→ **DATA SECTION**:

—————

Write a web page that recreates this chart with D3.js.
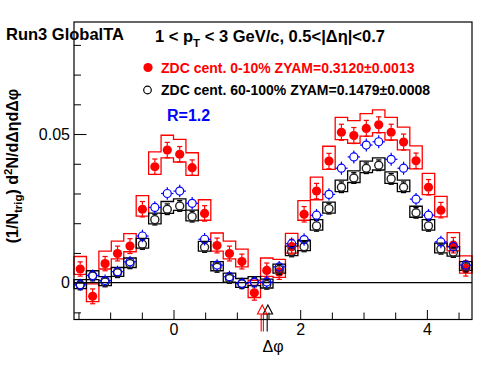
<!DOCTYPE html>
<html>
<head>
<meta charset="utf-8">
<script src="https://cdn.jsdelivr.net/npm/d3@7"></script>
<style>
  body { margin: 0; background: #fff; }
  svg { display: block; }
  text { font-family: "Liberation Sans", Arial, Helvetica, sans-serif; }
</style>
</head>
<body>
<svg width="496" height="372"></svg>
<script>
// delta-phi binning: 32 bins from -pi/2 to 3pi/2
var phiLo = -Math.PI / 2, phiHi = 3 * Math.PI / 2, binW = Math.PI / 16;
var phi = d3.range(32).map(function(i) { return phiLo + (i + 0.5) * binW; });

// ZDC cent. 0-10% (red)
var central = [0.0046, -0.0046, 0.0064, 0.0098, 0.0123, 0.0247, 0.0390, 0.0446,
               0.0432, 0.0387, 0.0233, 0.0125, 0.0098, 0.0071, -0.0034, 0.0041,
               0.0036, 0.0121, 0.0230, 0.0308, 0.0409, 0.0506, 0.0495, 0.0519,
               0.0531, 0.0506, 0.0473, 0.0410, 0.0321, 0.0244, 0.0126, 0.0048];
var centralStat = [0.0024, 0.0025, 0.0024, 0.0025, 0.0025, 0.0026, 0.0026, 0.0026,
                   0.0026, 0.0026, 0.0026, 0.0025, 0.0025, 0.0025, 0.0025, 0.0025,
                   0.0025, 0.0025, 0.0026, 0.0026, 0.0026, 0.0027, 0.0027, 0.0027,
                   0.0027, 0.0027, 0.0027, 0.0026, 0.0026, 0.0026, 0.0026, 0.0026];
var centralSysUp = [0.0042, 0.0042, 0.0042, 0.0042, 0.0042, 0.0046, 0.0050, 0.0050,
                    0.0050, 0.0050, 0.0046, 0.0042, 0.0042, 0.0042, 0.0042, 0.0042,
                    0.0042, 0.0045, 0.0046, 0.0047, 0.0050, 0.0050, 0.0050, 0.0050,
                    0.0050, 0.0050, 0.0050, 0.0050, 0.0047, 0.0046, 0.0042, 0.0042];
var centralSysDn = [0.0018, 0.0018, 0.0018, 0.0018, 0.0019, 0.0023, 0.0026, 0.0026,
                    0.0026, 0.0026, 0.0023, 0.0019, 0.0018, 0.0018, 0.0016, 0.0020,
                    0.0018, 0.0022, 0.0020, 0.0029, 0.0028, 0.0025, 0.0026, 0.0026,
                    0.0026, 0.0026, 0.0026, 0.0027, 0.0025, 0.0023, 0.0019, 0.0016];

// ZDC cent. 60-100% (black)
var peripheral = [-0.0008, 0.0022, 0.0002, 0.0033, 0.0064, 0.0129, 0.0212, 0.0247,
                  0.0258, 0.0222, 0.0119, 0.0052, 0.0014, -0.0004, 0.0002, -0.0006,
                  0.0044, 0.0104, 0.0121, 0.0191, 0.0249, 0.0321, 0.0352, 0.0385,
                  0.0395, 0.0349, 0.0321, 0.0235, 0.0191, 0.0113, 0.0102, 0.0053];
var periStat = [0.0016, 0.0016, 0.0016, 0.0016, 0.0017, 0.0017, 0.0018, 0.0018,
                0.0018, 0.0018, 0.0017, 0.0017, 0.0016, 0.0016, 0.0016, 0.0016,
                0.0017, 0.0017, 0.0017, 0.0018, 0.0018, 0.0018, 0.0018, 0.0018,
                0.0018, 0.0018, 0.0018, 0.0018, 0.0018, 0.0017, 0.0017, 0.0017];
var periSysUp = [0.0018, 0.0018, 0.0018, 0.0018, 0.0019, 0.0020, 0.0022, 0.0026,
                 0.0024, 0.0022, 0.0020, 0.0019, 0.0018, 0.0018, 0.0018, 0.0018,
                 0.0018, 0.0019, 0.0020, 0.0021, 0.0022, 0.0024, 0.0024, 0.0024,
                 0.0025, 0.0024, 0.0024, 0.0022, 0.0021, 0.0020, 0.0019, 0.0018];
var periSysDn = [0.0012, 0.0012, 0.0012, 0.0012, 0.0013, 0.0013, 0.0014, 0.0014,
                 0.0015, 0.0014, 0.0013, 0.0012, 0.0012, 0.0012, 0.0012, 0.0012,
                 0.0012, 0.0013, 0.0013, 0.0014, 0.0015, 0.0015, 0.0015, 0.0015,
                 0.0016, 0.0015, 0.0015, 0.0015, 0.0014, 0.0013, 0.0013, 0.0012];

// 60-100% scaled by R=1.2 (blue)
var scaled = [-0.0007, 0.0024, 0.0007, 0.0037, 0.0070, 0.0157, 0.0253, 0.0300,
              0.0308, 0.0267, 0.0146, 0.0059, 0.0020, -0.0003, 0.0001, 0.0002,
              0.0053, 0.0131, 0.0145, 0.0227, 0.0297, 0.0385, 0.0423, 0.0463,
              0.0474, 0.0415, 0.0385, 0.0281, 0.0227, 0.0137, 0.0121, 0.0059];
var scaledStat = [0.0020, 0.0020, 0.0020, 0.0020, 0.0020, 0.0021, 0.0021, 0.0021,
                  0.0021, 0.0021, 0.0021, 0.0020, 0.0020, 0.0020, 0.0020, 0.0020,
                  0.0020, 0.0021, 0.0021, 0.0021, 0.0021, 0.0022, 0.0022, 0.0022,
                  0.0022, 0.0022, 0.0022, 0.0021, 0.0021, 0.0021, 0.0021, 0.0020];

// ZYAM minimum positions (red, black)
var zyamPhi = [1.40, 1.49];

var xMajor = [0, 2, 4];
var xMinor = [-1.5, -1, -0.5, 0.5, 1, 1.5, 2.5, 3, 3.5, 4.5];
var yMajor = [0, 0.05];
var yMinor = [-0.01, 0.01, 0.02, 0.03, 0.04, 0.06, 0.07, 0.08];

var svg = d3.select("svg");
var L = 74, R = 472, T = 22, B = 319.5;

var x = d3.scaleLinear().domain([phiLo, phiHi]).range([L, R]);
var y = d3.scaleLinear().domain([-0.0124, 0.0877]).range([B, T]);
var hw = (x(binW) - x(0)) / 2;

var red = "#ff0000", blue = "#0000ff";

// systematic boxes, drawn as the outline of their union
function boxes(vals, up, dn, col) {
  var bx = vals.map(function(d, i) {
    return { l: x(phi[i]) - hw, r: x(phi[i]) + hw, t: y(d + up[i]), b: y(d - dn[i]) };
  });
  var p = d3.path();
  function seg(x1, y1, x2, y2) { p.moveTo(x1, y1); p.lineTo(x2, y2); }
  bx.forEach(function(b, i) {
    seg(b.l, b.t, b.r, b.t);
    seg(b.l, b.b, b.r, b.b);
    if (i === 0) seg(b.l, b.t, b.l, b.b);
    if (i === bx.length - 1) { seg(b.r, b.t, b.r, b.b); return; }
    var n = bx[i + 1];
    if (Math.max(b.t, n.t) <= Math.min(b.b, n.b)) {
      seg(b.r, Math.min(b.t, n.t), b.r, Math.max(b.t, n.t));
      seg(b.r, Math.min(b.b, n.b), b.r, Math.max(b.b, n.b));
    } else {
      seg(b.r, b.t, b.r, b.b);
      seg(b.r, n.t, b.r, n.b);
    }
  });
  svg.append("path").attr("d", p.toString()).attr("fill", "none")
    .attr("stroke", col).attr("stroke-width", 1.3).attr("stroke-linecap", "square");
}
boxes(central, centralSysUp, centralSysDn, red);
boxes(peripheral, periSysUp, periSysDn, "#000");

// zero line
svg.append("line").attr("x1", L).attr("x2", R).attr("y1", y(0)).attr("y2", y(0))
  .attr("stroke", "#000").attr("stroke-width", 1.2);

// stat errors with caps, gap inside marker
function errs(vals, err, col, r, cap) {
  var g = svg.append("g").attr("stroke", col).attr("stroke-width", 1.2);
  vals.forEach(function(d, i) {
    var cx = x(phi[i]), cy = y(d), top = y(d + err[i]), bot = y(d - err[i]);
    if (cy - top > r) {
      g.append("line").attr("x1", cx).attr("x2", cx).attr("y1", top).attr("y2", cy - r);
      g.append("line").attr("x1", cx).attr("x2", cx).attr("y1", bot).attr("y2", cy + r);
    }
    if (cap) {
      g.append("line").attr("x1", cx - cap).attr("x2", cx + cap).attr("y1", top).attr("y2", top);
      g.append("line").attr("x1", cx - cap).attr("x2", cx + cap).attr("y1", bot).attr("y2", bot);
    }
  });
}

// red points
errs(central, centralStat, red, 4.4, 2.6);
svg.append("g").selectAll("circle").data(central).enter().append("circle")
  .attr("cx", function(d, i) { return x(phi[i]); })
  .attr("cy", function(d) { return y(d); })
  .attr("r", 4.6).attr("fill", red);

// black points
errs(peripheral, periStat, "#000", 4, 2.6);
svg.append("g").selectAll("circle").data(peripheral).enter().append("circle")
  .attr("cx", function(d, i) { return x(phi[i]); })
  .attr("cy", function(d) { return y(d); })
  .attr("r", 4).attr("fill", "none").attr("stroke", "#222").attr("stroke-width", 1.4);

// blue points with x error over bin width
errs(scaled, scaledStat, blue, 4, 0);
var gb = svg.append("g").attr("stroke", blue).attr("stroke-width", 1.2);
scaled.forEach(function(d, i) {
  var cx = x(phi[i]), cy = y(d);
  gb.append("line").attr("x1", cx - hw).attr("x2", cx - 4).attr("y1", cy).attr("y2", cy);
  gb.append("line").attr("x1", cx + 4).attr("x2", cx + hw).attr("y1", cy).attr("y2", cy);
});
svg.append("g").selectAll("circle").data(scaled).enter().append("circle")
  .attr("cx", function(d, i) { return x(phi[i]); })
  .attr("cy", function(d) { return y(d); })
  .attr("r", 4).attr("fill", "none").attr("stroke", blue).attr("stroke-width", 1.2);

// ZYAM arrows (black first, red on top)
[1, 0].forEach(function(k) {
  var ax = x(zyamPhi[k]), col = k === 0 ? red : "#000";
  var tip = B - 14.5, base = B - 5.5, end = B + 12;
  var g = svg.append("g").attr("stroke", col).attr("fill", "none").attr("stroke-width", 1.1);
  g.append("path").attr("d", "M" + ax + "," + tip + "L" + (ax - 4.7) + "," + base + "L" + (ax + 4.7) + "," + base + "Z");
  if (k === 0) {
    g.append("line").attr("x1", ax - 1).attr("x2", ax - 1).attr("y1", base).attr("y2", end);
    g.append("line").attr("x1", ax + 1.2).attr("x2", ax + 1.2).attr("y1", base).attr("y2", end);
  } else {
    g.append("line").attr("x1", ax - 0.7).attr("x2", ax - 0.7).attr("y1", base).attr("y2", end);
  }
});

// axes
function styleAxis(g) {
  g.select(".domain").remove();
  g.selectAll("line").attr("stroke", "#000");
  g.selectAll("text").attr("font-size", 16).attr("fill", "#000")
    .attr("font-family", "Liberation Sans, Arial, sans-serif");
}
svg.append("g").attr("transform", "translate(0," + B + ")")
  .call(d3.axisBottom(x).tickValues(xMinor).tickSize(-7).tickFormat(""))
  .call(styleAxis);
svg.append("g").attr("transform", "translate(0," + B + ")")
  .call(d3.axisBottom(x).tickValues(xMajor).tickSize(-9.5).tickPadding(4).tickFormat(d3.format("d")))
  .call(styleAxis);
svg.append("g").attr("transform", "translate(" + L + ",0)")
  .call(d3.axisLeft(y).tickValues(yMinor).tickSize(-7).tickFormat(""))
  .call(styleAxis);
svg.append("g").attr("transform", "translate(" + L + ",0)")
  .call(d3.axisLeft(y).tickValues(yMajor).tickSize(-12.5).tickPadding(4)
    .tickFormat(function(d) { return d === 0 ? "0" : d3.format(".2f")(d); }))
  .call(styleAxis);

// frame
svg.append("rect").attr("x", L).attr("y", T).attr("width", R - L).attr("height", B - T)
  .attr("fill", "none").attr("stroke", "#000").attr("stroke-width", 1.2);

// axis titles
svg.append("text").attr("x", (L + R) / 2).attr("y", 352).attr("text-anchor", "middle")
  .attr("font-size", 16).text("\u0394\u03c6");

var yt = svg.append("text").attr("transform", "translate(17.5,166) rotate(-90)")
  .attr("text-anchor", "middle").attr("font-size", 16).attr("font-weight", "bold");
yt.append("tspan").text("(1/N");
yt.append("tspan").attr("font-size", 11.5).attr("dy", 4).text("trig");
yt.append("tspan").attr("dy", -4).text(") d");
yt.append("tspan").attr("font-size", 11.5).attr("dy", -6).text("2");
yt.append("tspan").attr("dy", 6).text("N/d\u0394\u03b7d\u0394\u03c6");

// labels
svg.append("text").attr("x", 6).attr("y", 40).attr("font-size", 16.5).attr("font-weight", "bold")
  .text("Run3 GlobalTA");
var tt = svg.append("text").attr("x", 155).attr("y", 42).attr("font-size", 16.5).attr("font-weight", "bold");
tt.append("tspan").text("1 < p");
tt.append("tspan").attr("font-size", 11.5).attr("dy", 5).text("T");
tt.append("tspan").attr("dy", -5).text(" < 3 GeV/c, 0.5<|\u0394\u03b7|<0.7");

svg.append("circle").attr("cx", 148).attr("cy", 67.5).attr("r", 4.6).attr("fill", red);
svg.append("text").attr("x", 161).attr("y", 72.7).attr("font-size", 14).attr("font-weight", "bold")
  .attr("fill", red).text("ZDC cent. 0-10% ZYAM=0.3120\u00b10.0013");
svg.append("circle").attr("cx", 147.5).attr("cy", 90).attr("r", 3.8).attr("fill", "none")
  .attr("stroke", "#000").attr("stroke-width", 1.2);
svg.append("text").attr("x", 161).attr("y", 95).attr("font-size", 14).attr("font-weight", "bold")
  .text("ZDC cent. 60-100% ZYAM=0.1479\u00b10.0008");
svg.append("text").attr("x", 167).attr("y", 121).attr("font-size", 16).attr("font-weight", "bold")
  .attr("fill", blue).text("R=1.2");
</script>
</body>
</html>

—————

Exactly reproduce the run of lines from the start of the listing through the line with "var phi = d3.range(32).map(function(i)", inclusive; pictures are not copied.

→ **SOLUTION**:
Write a web page that recreates this chart with D3.js.
<!DOCTYPE html>
<html>
<head>
<meta charset="utf-8">
<script src="https://cdn.jsdelivr.net/npm/d3@7"></script>
<style>
  body { margin: 0; background: #fff; }
  svg { display: block; }
  text { font-family: "Liberation Sans", Arial, Helvetica, sans-serif; }
</style>
</head>
<body>
<svg width="496" height="372"></svg>
<script>
// delta-phi binning: 32 bins from -pi/2 to 3pi/2
var phiLo = -Math.PI / 2, phiHi = 3 * Math.PI / 2, binW = Math.PI / 16;
var phi = d3.range(32).map(function(i) { return phiLo + (i + 0.5) * binW; });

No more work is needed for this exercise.